> **Set exercise**
Set down, exactly as written, the lines from the top of the data to the line that holds "df = pd.DataFrame(rows)", and omit the pictures.

------ Entries supplied ------

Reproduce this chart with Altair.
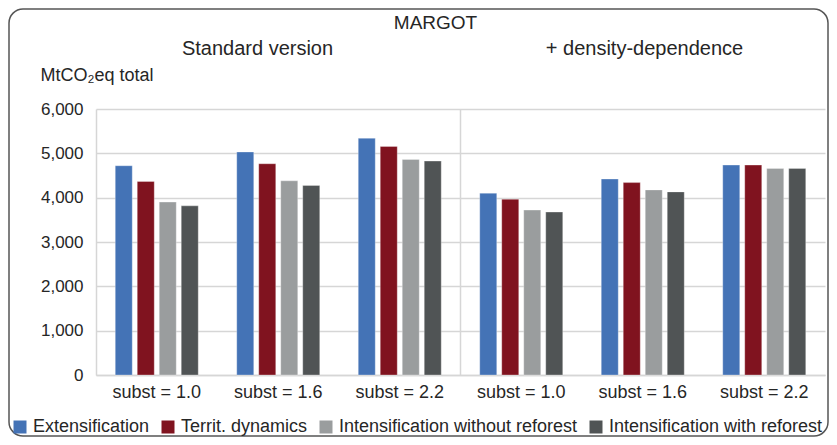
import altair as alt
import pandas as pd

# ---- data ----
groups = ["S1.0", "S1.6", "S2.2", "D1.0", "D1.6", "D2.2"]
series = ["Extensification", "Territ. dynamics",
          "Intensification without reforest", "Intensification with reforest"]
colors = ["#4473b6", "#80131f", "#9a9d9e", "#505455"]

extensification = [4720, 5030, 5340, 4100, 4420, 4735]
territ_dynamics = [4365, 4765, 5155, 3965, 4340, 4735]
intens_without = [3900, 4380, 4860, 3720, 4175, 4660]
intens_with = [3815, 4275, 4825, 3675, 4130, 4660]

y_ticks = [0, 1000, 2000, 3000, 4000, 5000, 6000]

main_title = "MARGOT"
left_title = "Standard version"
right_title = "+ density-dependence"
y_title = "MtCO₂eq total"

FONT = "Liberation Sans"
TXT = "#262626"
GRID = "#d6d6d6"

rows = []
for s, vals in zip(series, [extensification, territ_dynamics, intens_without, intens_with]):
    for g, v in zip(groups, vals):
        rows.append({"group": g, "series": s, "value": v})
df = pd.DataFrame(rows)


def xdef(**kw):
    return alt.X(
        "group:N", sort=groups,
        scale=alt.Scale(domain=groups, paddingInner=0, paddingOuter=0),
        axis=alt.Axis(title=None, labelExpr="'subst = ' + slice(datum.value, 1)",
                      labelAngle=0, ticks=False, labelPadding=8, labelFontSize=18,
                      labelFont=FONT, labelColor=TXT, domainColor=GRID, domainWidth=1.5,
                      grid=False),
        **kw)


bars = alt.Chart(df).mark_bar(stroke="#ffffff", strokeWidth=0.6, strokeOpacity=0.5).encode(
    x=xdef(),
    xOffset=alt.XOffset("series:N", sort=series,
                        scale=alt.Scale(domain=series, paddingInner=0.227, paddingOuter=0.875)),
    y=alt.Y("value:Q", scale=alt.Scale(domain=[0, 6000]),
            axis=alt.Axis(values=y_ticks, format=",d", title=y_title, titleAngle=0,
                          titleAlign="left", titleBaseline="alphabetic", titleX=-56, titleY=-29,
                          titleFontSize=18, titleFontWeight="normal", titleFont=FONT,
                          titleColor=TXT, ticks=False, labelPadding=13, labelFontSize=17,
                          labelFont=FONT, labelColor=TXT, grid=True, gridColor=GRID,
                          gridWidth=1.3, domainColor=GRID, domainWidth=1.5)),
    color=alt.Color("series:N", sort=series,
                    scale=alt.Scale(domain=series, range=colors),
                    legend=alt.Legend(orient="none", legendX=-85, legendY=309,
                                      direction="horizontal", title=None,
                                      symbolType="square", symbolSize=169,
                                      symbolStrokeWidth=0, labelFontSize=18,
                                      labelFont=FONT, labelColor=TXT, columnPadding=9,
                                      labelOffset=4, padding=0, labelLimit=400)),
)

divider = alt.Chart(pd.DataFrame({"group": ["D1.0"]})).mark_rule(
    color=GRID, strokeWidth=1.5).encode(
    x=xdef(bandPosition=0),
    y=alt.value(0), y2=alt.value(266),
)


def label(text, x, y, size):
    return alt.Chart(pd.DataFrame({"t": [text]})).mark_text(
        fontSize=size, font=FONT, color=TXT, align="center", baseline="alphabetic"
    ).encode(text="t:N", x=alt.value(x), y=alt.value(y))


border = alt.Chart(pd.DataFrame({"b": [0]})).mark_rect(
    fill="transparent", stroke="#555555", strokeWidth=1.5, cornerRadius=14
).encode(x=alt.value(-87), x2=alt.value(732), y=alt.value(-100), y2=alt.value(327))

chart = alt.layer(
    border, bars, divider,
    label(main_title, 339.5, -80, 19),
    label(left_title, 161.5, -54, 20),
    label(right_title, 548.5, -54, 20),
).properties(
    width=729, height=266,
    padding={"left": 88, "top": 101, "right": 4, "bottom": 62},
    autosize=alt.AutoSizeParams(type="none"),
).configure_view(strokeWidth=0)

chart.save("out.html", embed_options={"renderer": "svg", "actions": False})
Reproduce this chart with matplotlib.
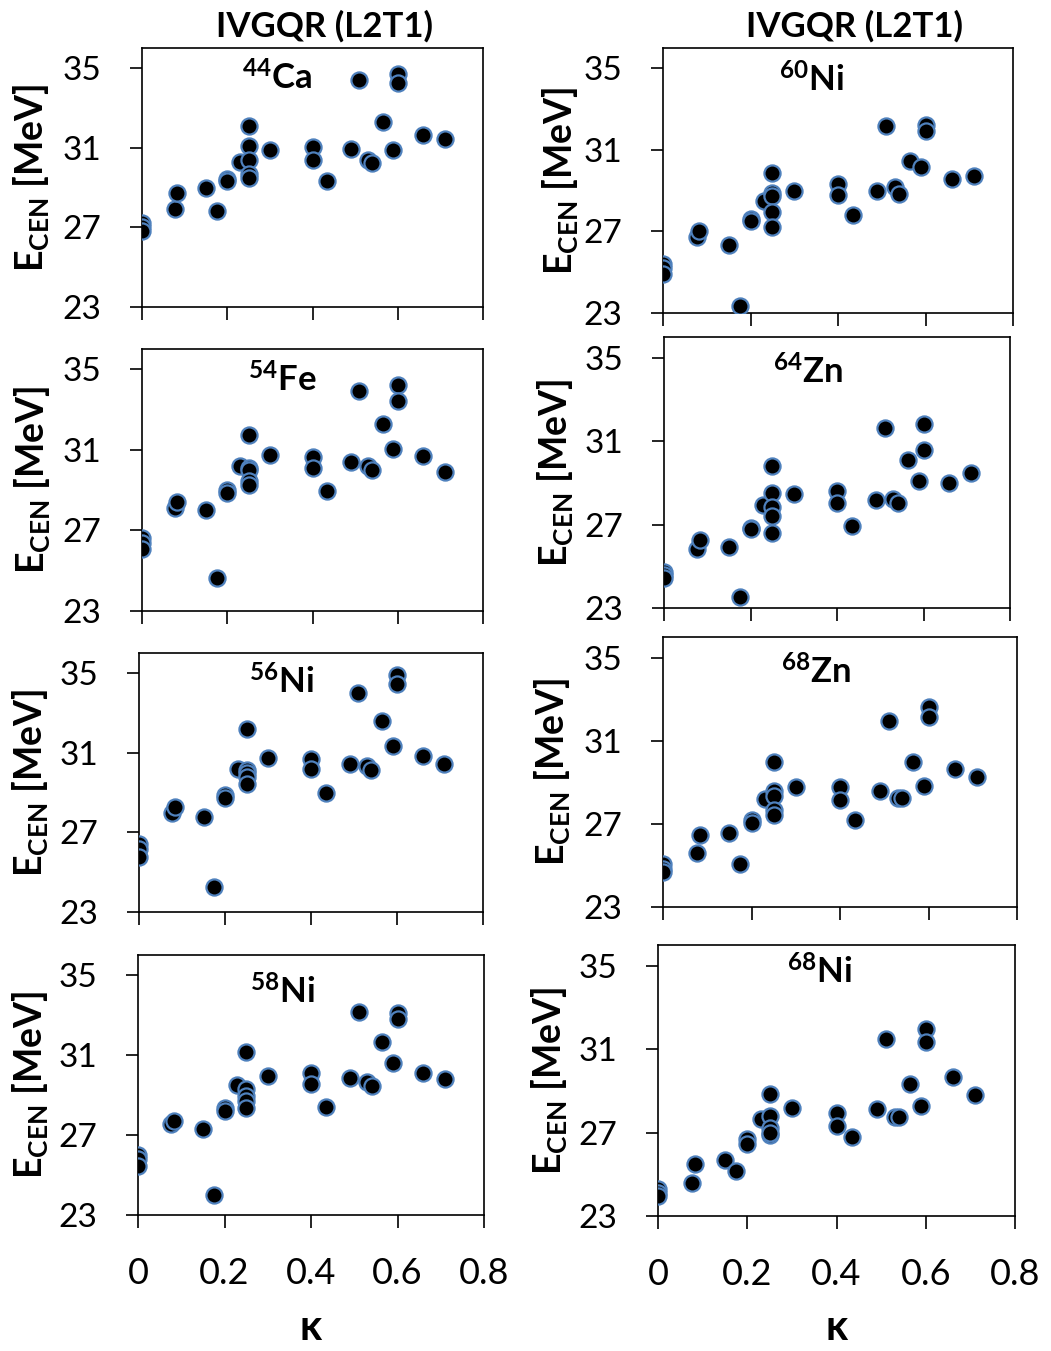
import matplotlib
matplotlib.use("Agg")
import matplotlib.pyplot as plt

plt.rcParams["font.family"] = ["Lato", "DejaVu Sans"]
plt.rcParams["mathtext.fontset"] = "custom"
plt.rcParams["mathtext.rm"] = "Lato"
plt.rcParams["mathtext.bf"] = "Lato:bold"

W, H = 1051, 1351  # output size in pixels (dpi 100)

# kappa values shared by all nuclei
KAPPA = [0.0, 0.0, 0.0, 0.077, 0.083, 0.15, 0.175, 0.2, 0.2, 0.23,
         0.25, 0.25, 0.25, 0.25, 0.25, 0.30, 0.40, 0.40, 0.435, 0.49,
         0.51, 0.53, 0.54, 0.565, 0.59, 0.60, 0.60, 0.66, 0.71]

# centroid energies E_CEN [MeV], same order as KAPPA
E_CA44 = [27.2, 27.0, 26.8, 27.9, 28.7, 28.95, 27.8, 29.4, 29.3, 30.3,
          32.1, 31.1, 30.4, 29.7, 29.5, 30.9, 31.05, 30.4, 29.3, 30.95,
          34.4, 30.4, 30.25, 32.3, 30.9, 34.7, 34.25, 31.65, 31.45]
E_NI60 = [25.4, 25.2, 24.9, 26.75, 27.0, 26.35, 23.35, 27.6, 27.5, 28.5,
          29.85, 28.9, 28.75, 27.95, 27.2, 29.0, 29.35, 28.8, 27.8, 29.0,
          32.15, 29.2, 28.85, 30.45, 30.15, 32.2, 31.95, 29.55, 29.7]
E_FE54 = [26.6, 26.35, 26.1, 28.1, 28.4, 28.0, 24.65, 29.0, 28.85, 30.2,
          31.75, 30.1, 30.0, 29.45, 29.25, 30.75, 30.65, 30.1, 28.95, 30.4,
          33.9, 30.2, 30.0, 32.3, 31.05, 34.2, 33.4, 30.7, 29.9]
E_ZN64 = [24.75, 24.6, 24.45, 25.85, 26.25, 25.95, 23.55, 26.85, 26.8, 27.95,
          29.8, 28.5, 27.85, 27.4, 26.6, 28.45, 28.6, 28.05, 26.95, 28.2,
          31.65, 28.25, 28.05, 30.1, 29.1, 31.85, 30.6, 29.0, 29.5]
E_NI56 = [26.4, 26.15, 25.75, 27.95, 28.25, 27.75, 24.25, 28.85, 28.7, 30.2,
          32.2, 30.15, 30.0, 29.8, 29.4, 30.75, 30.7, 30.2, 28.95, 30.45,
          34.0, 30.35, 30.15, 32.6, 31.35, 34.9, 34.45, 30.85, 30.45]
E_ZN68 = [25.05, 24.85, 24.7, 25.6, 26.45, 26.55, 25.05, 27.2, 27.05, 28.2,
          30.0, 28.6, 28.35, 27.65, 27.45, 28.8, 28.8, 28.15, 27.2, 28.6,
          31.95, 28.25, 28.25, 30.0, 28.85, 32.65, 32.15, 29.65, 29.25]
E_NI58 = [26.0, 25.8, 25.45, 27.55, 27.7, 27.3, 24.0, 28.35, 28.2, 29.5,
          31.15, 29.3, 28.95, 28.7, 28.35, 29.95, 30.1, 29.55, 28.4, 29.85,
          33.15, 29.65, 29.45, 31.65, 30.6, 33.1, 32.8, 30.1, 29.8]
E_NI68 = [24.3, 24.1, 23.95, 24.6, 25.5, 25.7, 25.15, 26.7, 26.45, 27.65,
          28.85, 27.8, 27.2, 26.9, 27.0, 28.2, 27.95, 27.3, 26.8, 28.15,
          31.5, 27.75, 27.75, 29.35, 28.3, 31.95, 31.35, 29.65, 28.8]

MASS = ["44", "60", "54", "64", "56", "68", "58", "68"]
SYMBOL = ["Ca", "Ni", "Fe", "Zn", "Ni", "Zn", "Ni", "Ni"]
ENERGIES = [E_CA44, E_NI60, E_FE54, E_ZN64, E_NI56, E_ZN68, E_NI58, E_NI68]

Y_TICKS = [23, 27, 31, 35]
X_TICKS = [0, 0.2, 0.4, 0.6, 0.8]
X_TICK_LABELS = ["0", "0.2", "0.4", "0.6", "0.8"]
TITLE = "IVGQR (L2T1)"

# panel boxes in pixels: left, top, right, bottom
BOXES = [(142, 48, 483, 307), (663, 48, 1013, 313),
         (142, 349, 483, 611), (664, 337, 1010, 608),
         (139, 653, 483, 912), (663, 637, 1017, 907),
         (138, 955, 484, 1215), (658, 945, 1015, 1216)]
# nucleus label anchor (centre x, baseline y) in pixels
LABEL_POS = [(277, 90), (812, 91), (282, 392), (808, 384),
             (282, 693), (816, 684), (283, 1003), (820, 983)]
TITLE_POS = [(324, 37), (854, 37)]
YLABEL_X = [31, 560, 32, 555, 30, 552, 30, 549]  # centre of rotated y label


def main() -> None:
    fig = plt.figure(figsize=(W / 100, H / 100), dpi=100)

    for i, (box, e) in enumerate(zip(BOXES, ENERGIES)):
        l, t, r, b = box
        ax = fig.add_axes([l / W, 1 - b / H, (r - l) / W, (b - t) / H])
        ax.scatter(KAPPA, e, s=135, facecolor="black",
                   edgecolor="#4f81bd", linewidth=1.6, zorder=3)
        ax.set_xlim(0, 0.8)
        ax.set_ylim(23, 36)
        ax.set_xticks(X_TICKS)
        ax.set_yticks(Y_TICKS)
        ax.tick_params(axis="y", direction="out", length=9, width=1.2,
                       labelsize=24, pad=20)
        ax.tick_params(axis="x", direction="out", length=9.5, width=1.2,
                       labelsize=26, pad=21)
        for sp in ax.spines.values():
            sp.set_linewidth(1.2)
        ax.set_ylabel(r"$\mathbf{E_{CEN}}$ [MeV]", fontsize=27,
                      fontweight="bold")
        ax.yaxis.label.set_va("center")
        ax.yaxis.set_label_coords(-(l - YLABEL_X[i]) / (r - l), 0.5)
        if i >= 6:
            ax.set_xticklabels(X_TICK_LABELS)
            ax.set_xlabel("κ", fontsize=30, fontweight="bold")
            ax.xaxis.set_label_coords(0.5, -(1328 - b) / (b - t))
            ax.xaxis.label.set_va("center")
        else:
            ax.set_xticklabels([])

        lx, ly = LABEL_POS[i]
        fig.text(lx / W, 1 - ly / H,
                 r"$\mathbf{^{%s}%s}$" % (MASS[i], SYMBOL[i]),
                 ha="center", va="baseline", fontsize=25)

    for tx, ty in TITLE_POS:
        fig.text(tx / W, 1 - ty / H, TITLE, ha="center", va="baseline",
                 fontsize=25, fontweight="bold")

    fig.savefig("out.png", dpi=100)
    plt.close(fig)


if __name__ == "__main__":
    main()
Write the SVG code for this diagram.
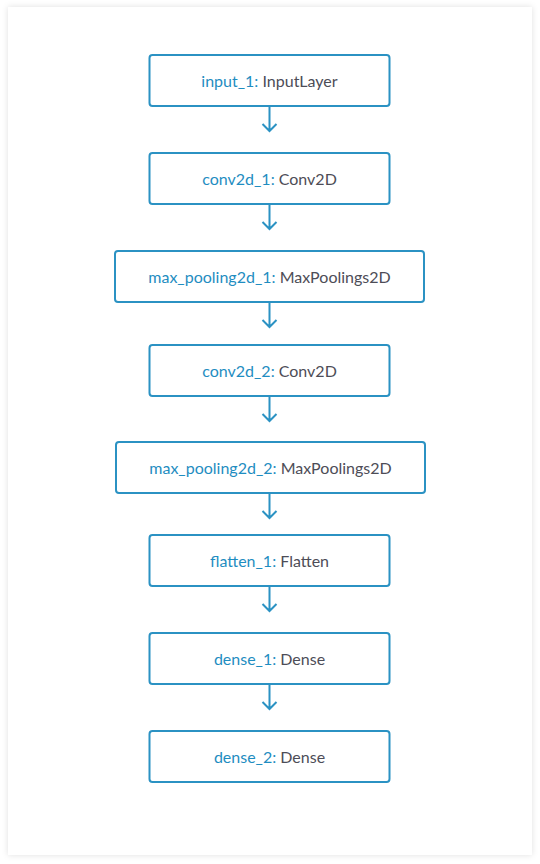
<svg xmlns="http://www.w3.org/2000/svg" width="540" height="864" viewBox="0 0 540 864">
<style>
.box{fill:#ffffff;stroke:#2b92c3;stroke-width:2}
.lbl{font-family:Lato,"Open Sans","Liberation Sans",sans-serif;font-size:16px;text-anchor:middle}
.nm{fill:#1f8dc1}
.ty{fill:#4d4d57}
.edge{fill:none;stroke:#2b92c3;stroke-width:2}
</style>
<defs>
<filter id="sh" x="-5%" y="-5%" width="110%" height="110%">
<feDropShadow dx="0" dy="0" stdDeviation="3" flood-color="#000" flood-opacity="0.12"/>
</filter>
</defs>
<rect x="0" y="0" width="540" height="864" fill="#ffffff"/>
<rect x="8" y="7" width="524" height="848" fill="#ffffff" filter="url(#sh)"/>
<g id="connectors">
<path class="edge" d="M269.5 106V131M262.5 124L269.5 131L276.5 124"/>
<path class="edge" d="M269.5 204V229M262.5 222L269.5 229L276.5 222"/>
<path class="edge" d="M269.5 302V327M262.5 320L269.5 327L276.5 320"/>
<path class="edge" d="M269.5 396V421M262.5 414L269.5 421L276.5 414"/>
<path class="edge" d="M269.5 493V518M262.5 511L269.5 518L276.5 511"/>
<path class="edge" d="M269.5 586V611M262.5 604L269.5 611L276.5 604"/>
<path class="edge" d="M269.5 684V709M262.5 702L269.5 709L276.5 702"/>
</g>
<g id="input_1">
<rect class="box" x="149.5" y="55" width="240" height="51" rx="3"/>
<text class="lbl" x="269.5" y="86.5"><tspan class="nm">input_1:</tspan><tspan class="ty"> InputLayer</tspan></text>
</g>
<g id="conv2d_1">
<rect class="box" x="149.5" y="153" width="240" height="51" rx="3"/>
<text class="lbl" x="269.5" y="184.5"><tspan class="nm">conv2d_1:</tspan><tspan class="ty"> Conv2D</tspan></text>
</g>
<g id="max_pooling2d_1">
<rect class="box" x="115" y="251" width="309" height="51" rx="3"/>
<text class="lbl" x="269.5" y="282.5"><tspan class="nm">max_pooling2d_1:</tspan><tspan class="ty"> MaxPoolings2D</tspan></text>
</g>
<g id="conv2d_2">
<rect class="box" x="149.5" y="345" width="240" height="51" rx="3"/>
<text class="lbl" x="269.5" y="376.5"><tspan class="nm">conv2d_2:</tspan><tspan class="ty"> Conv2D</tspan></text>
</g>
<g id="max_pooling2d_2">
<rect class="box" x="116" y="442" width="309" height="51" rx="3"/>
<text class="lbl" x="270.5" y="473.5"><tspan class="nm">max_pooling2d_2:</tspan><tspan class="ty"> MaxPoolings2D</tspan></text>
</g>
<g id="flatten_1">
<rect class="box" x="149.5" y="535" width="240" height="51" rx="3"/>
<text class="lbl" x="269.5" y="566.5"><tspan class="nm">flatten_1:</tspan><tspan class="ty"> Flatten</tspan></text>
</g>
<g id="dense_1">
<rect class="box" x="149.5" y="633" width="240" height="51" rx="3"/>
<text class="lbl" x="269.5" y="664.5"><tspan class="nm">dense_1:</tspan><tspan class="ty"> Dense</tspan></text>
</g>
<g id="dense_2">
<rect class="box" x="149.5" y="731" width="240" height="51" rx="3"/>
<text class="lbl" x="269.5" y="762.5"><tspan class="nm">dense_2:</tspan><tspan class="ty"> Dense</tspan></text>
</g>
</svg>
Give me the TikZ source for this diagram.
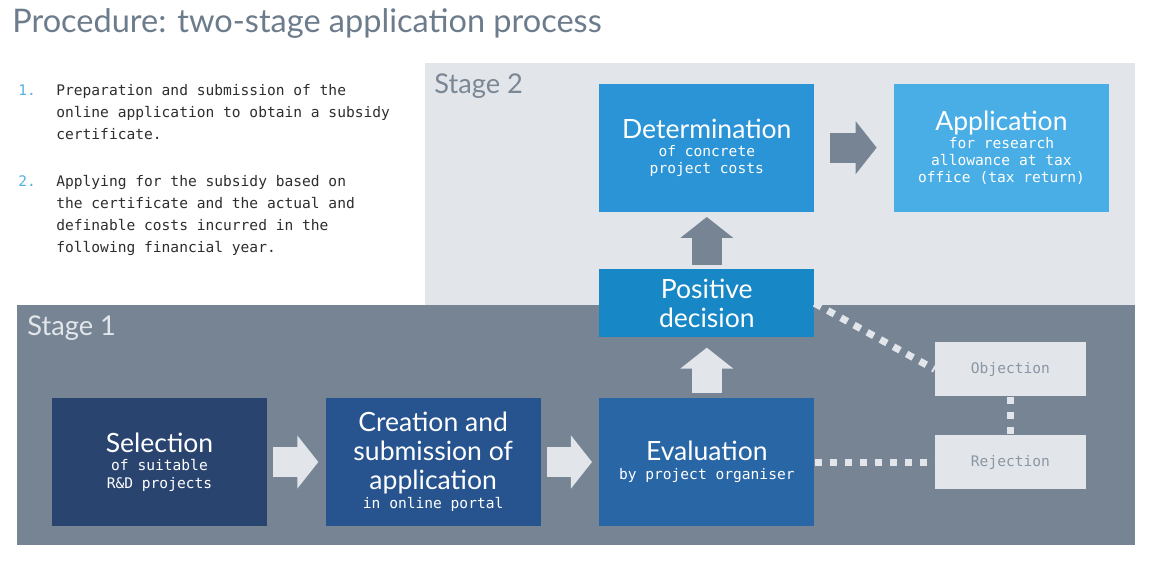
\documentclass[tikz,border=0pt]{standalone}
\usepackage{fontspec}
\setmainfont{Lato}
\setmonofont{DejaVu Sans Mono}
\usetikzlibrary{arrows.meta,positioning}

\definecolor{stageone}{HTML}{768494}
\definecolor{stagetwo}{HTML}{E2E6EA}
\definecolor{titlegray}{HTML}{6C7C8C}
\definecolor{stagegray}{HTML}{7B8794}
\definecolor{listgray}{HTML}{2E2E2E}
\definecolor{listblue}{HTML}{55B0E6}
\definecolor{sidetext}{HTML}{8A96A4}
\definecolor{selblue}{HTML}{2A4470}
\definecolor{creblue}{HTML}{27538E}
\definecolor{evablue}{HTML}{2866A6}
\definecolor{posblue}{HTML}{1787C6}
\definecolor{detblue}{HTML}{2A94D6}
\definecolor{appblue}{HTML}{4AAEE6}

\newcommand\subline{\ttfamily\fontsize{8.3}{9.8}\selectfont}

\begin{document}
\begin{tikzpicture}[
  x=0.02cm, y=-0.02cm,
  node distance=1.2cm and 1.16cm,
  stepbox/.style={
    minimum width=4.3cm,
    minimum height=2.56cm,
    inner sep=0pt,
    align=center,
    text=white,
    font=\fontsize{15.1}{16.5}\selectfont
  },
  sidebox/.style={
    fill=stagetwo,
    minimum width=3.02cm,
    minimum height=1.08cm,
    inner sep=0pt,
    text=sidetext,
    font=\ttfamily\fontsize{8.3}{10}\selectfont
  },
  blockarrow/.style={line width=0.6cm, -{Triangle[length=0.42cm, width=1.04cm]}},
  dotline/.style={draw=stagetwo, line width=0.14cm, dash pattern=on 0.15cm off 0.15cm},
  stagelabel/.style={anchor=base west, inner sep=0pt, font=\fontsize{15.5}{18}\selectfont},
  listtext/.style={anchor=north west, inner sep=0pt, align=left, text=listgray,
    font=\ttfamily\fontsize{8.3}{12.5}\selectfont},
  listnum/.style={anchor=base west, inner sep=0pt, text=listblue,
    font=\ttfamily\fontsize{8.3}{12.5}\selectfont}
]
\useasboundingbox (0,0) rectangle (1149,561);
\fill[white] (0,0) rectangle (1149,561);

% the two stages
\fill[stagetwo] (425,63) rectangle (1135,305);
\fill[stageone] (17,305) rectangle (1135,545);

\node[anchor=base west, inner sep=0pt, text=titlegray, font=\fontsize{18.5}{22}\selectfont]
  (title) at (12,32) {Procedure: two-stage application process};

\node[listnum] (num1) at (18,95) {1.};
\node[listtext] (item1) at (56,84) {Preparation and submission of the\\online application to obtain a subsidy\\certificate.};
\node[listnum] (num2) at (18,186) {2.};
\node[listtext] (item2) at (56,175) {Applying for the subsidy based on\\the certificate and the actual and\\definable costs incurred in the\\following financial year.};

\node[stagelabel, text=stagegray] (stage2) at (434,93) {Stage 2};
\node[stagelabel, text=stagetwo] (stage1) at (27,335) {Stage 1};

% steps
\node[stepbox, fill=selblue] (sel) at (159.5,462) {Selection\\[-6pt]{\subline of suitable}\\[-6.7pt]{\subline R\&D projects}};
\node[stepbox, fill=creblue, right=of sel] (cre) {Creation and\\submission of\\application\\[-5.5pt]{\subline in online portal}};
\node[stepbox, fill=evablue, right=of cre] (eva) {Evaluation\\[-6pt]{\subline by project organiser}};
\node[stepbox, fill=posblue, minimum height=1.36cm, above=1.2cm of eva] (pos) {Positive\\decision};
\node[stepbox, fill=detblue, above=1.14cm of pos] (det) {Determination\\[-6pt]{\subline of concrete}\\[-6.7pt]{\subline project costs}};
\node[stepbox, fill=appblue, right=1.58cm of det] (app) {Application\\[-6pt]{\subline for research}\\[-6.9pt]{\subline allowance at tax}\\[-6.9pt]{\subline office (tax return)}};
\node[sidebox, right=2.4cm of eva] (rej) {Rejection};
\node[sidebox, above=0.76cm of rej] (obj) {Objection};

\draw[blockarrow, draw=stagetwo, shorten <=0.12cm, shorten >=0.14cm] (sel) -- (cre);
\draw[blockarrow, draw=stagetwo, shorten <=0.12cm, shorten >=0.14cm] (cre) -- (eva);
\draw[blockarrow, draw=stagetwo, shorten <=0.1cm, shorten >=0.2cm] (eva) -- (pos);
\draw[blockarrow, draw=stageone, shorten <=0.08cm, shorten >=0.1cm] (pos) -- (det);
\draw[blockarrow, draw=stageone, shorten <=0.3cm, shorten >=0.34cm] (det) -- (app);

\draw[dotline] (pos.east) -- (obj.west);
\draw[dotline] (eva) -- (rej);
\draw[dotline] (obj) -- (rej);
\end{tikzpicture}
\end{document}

------

> **Written solution**
Reproduce this chart with Altair.
import altair as alt
import pandas as pd

# ---- data ----
groups = ["S1.0", "S1.6", "S2.2", "D1.0", "D1.6", "D2.2"]
series = ["Extensification", "Territ. dynamics",
          "Intensification without reforest", "Intensification with reforest"]
colors = ["#4473b6", "#80131f", "#9a9d9e", "#505455"]

extensification = [4720, 5030, 5340, 4100, 4420, 4735]
territ_dynamics = [4365, 4765, 5155, 3965, 4340, 4735]
intens_without = [3900, 4380, 4860, 3720, 4175, 4660]
intens_with = [3815, 4275, 4825, 3675, 4130, 4660]

y_ticks = [0, 1000, 2000, 3000, 4000, 5000, 6000]

main_title = "MARGOT"
left_title = "Standard version"
right_title = "+ density-dependence"
y_title = "MtCO₂eq total"

FONT = "Liberation Sans"
TXT = "#262626"
GRID = "#d6d6d6"

rows = []
for s, vals in zip(series, [extensification, territ_dynamics, intens_without, intens_with]):
    for g, v in zip(groups, vals):
        rows.append({"group": g, "series": s, "value": v})
df = pd.DataFrame(rows)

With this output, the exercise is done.